## Start

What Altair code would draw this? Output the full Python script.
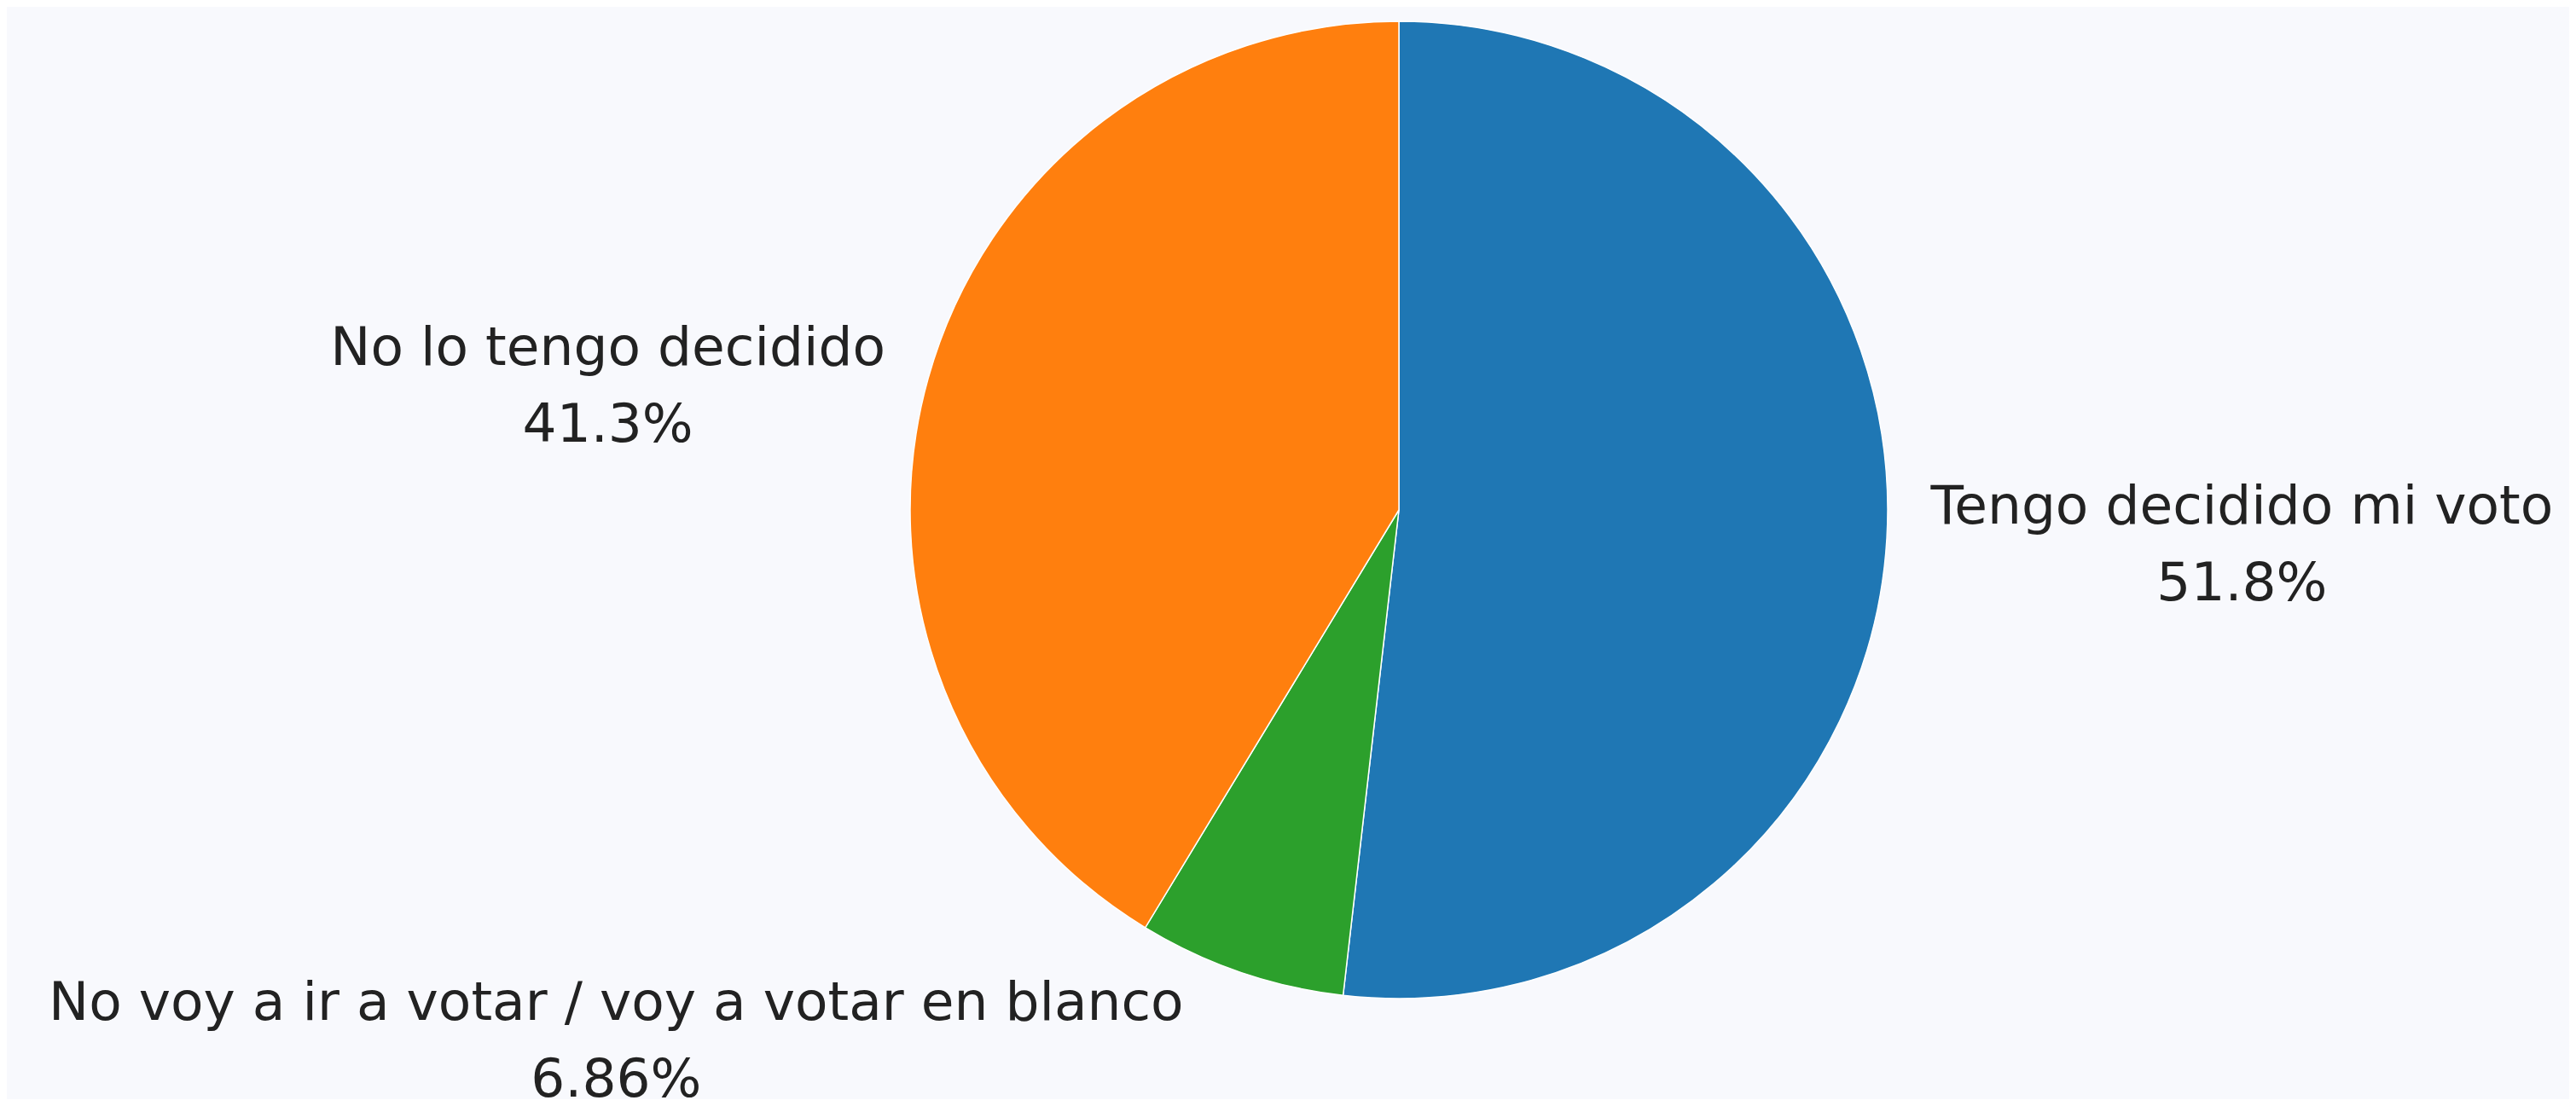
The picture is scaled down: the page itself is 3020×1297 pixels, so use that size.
import altair as alt
import pandas as pd

categories = [
    "Tengo decidido mi voto",
    "No voy a ir a votar / voy a votar en blanco",
    "No lo tengo decidido",
]
values = [51.8, 6.86, 41.3]
colors = ["#1f77b4", "#2ca02c", "#ff7f0e"]
sides = ["right", "bottom", "left"]

df = pd.DataFrame({
    "cat": categories,
    "value": values,
    "order": list(range(len(categories))),
    "side": sides,
})
total = sum(values)

CX, CY, R = 1632, 590, 573

base = alt.Chart(df).transform_window(
    end="sum(value)", sort=[alt.SortField("order")], frame=[None, 0]
).transform_calculate(
    start="datum.end - datum.value",
    mid="datum.end - datum.value / 2",
    label="datum.cat + '\\n' + format(datum.value / %f, '.3p')" % total,
)

theta_scale = alt.Scale(domain=[0, total])

arc = base.mark_arc(stroke="white", strokeWidth=1.5, radius=R).encode(
    theta=alt.Theta("start:Q", scale=theta_scale),
    theta2="end:Q",
    color=alt.Color("cat:N", scale=alt.Scale(domain=categories, range=colors), legend=None),
    x=alt.value(CX),
    y=alt.value(CY),
)


def labels(side, rad, dx=0, dy=0):
    return base.transform_filter(alt.datum.side == side).mark_text(
        align="center",
        baseline="middle",
        lineBreak="\n",
        font="DejaVu Sans",
        fontSize=63,
        lineHeight=90,
        color="#222222",
        dx=dx,
        dy=dy,
    ).encode(
        theta=alt.Theta("mid:Q", scale=theta_scale),
        radius=alt.value(rad),
        x=alt.value(CX),
        y=alt.value(CY),
        text="label:N",
    )


chart = alt.layer(
    arc,
    labels("right", 990, dy=-60),
    labels("left", 963, dy=70),
    labels("bottom", 610, dx=-720, dy=2),
).properties(
    width=3004, height=1281, padding=0, autosize=alt.AutoSizeParams(type="none"),
    background="#f8f9fd",
).configure_view(stroke=None)

chart.save("out.html", embed_options={"renderer": "svg", "actions": False})
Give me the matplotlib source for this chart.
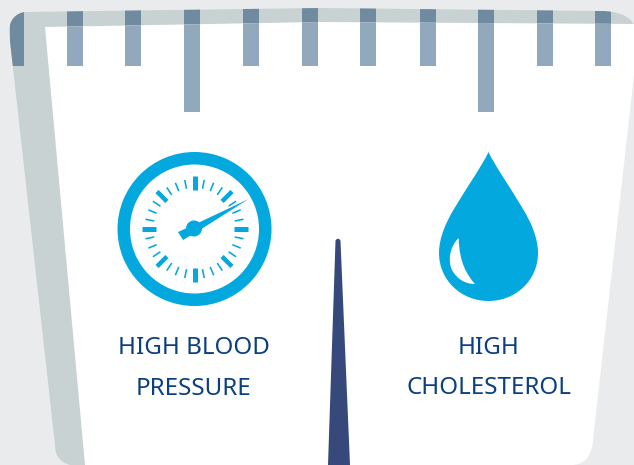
import numpy as np
import matplotlib
matplotlib.use('Agg')
import matplotlib.pyplot as plt
from matplotlib.patches import PathPatch, Polygon, Circle, Wedge
from matplotlib.path import Path

# scale ticks along the top
tick_x = [17, 75, 133, 192, 251, 310, 368, 428, 486, 545, 603]
tick_len = [66, 66, 66, 112, 66, 66, 66, 66, 112, 66, 66]
tick_w = [14, 16, 16, 16, 16, 16, 16, 16, 16, 16, 16]

label_left = ["HIGH BLOOD", "PRESSURE"]
label_right = ["HIGH", "CHOLESTEROL"]

BG = '#E9EBEC'
BAND = '#C9D2D3'
TICK_LIGHT = '#92A8BC'
TICK_DARK = '#708A9F'
NAVY = '#37497B'
CYAN = '#03A8DF'
TEXT = '#0A3F80'

px = 72 / 100  # one pixel in points

fig = plt.figure(figsize=(6.34, 4.65), dpi=100, facecolor=BG)
ax = fig.add_axes([0, 0, 1, 1])
ax.set_xlim(0, 634)
ax.set_ylim(465, 0)
ax.axis('off')

M, L, C, Z = Path.MOVETO, Path.LINETO, Path.CURVE4, Path.CLOSEPOLY

# grey body of the scale
outer = Path(
    [(9, 32), (9, 20), (16, 13), (25, 12), (320, 8), (600, 11),
     (618, 11), (630, 16), (634, 25), (634, 75), (575, 440), (570, 465), (70, 465),
     (60, 462), (55, 456), (55, 445), (9, 32)],
    [M, C, C, C, L, L, C, C, C, L, L, L, L, C, C, C, Z])
outer_patch = PathPatch(outer, fc=BAND, ec='none', zorder=1)
ax.add_patch(outer_patch)

# dark part of ticks, seen over the grey band
dark = ax.bar(tick_x, tick_len, width=tick_w, bottom=0, color=TICK_DARK, zorder=2)
for b in dark:
    b.set_clip_path(outer_patch)

# white face
face = Path(
    [(45, 27), (320, 22), (634, 24), (634, 75), (593, 440),
     (592, 455), (585, 465), (572, 465), (85, 465), (45, 27)],
    [M, L, L, L, L, C, C, C, L, Z])
face_patch = PathPatch(face, fc='white', ec='none', zorder=3)
ax.add_patch(face_patch)

light = ax.bar(tick_x, tick_len, width=tick_w, bottom=0, color=TICK_LIGHT, zorder=4)
for b in light:
    b.set_clip_path(face_patch)

# pointer of the scale
pointer = Path(
    [(328, 465), (335.5, 241), (336, 238), (340, 238), (340.5, 241), (350, 465), (328, 465)],
    [M, L, C, C, C, L, Z])
ax.add_patch(PathPatch(pointer, fc=NAVY, ec='none', zorder=5))

# gauge icon
cx, cy = 194.5, 229
ax.add_patch(Wedge((cx, cy), 77, 0, 360, width=12.5, fc=CYAN, ec='none', zorder=5))
for i in range(32):
    a = np.deg2rad(i * 11.25)
    if i % 8 == 0:
        r0, r1, w = 39, 53, 5
    elif i % 4 == 0:
        r0, r1, w = 39, 53, 4.5
    else:
        r0, r1, w = 41, 50, 1.6
    ax.plot([cx + r0 * np.sin(a), cx + r1 * np.sin(a)],
            [cy - r0 * np.cos(a), cy - r1 * np.cos(a)],
            color=CYAN, lw=w * px, solid_capstyle='butt', zorder=6)

hand = [(248.7, 199), (200, 222), (178, 232), (183, 240), (203, 228)]
ax.add_patch(Polygon(hand, closed=True, fc=CYAN, ec='white', lw=2.5 * px, zorder=7))
ax.add_patch(Polygon(hand, closed=True, fc=CYAN, ec='none', zorder=8))
ax.add_patch(Circle((194, 228.5), 8, fc=CYAN, ec='none', zorder=8))

# drop icon
drop = Path(
    [(488.5, 152), (495, 166), (510, 187), (523, 209),
     (531, 222), (538, 238), (538, 253),
     (538, 280), (516, 301), (488.5, 301),
     (461, 301), (439, 280), (439, 253),
     (439, 238), (446, 222), (454, 209),
     (467, 187), (482, 166), (488.5, 152), (488.5, 152)],
    [M] + [C] * 18 + [Z])
ax.add_patch(PathPatch(drop, fc=CYAN, ec='none', zorder=5))
shine = Path(
    [(458.7, 238), (449, 247), (448, 262), (452, 270),
     (457, 279), (465, 284), (475, 284),
     (467, 275), (459, 262), (458.7, 238), (458.7, 238)],
    [M] + [C] * 9 + [Z])
ax.add_patch(PathPatch(shine, fc='white', ec='none', zorder=6))

# labels
font = dict(family='Noto Sans', fontsize=17.4, color=TEXT, ha='center', va='baseline', zorder=9)
ax.text(194, 354, label_left[0], **font)
ax.text(194, 395, label_left[1], **font)
ax.text(489, 353.5, label_right[0], **font)
ax.text(489, 394, label_right[1], **font)

fig.savefig('out.png', dpi=100, facecolor=BG)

## End

Copy out exactly the material that runs from the line with "Give me the matplotlib source for this chart." to the line with "16, 16, 16]", ends included, and leave the pictures behind.

Give me the matplotlib source for this chart.
import numpy as np
import matplotlib
matplotlib.use('Agg')
import matplotlib.pyplot as plt
from matplotlib.patches import PathPatch, Polygon, Circle, Wedge
from matplotlib.path import Path

# scale ticks along the top
tick_x = [17, 75, 133, 192, 251, 310, 368, 428, 486, 545, 603]
tick_len = [66, 66, 66, 112, 66, 66, 66, 66, 112, 66, 66]
tick_w = [14, 16, 16, 16, 16, 16, 16, 16, 16, 16, 16]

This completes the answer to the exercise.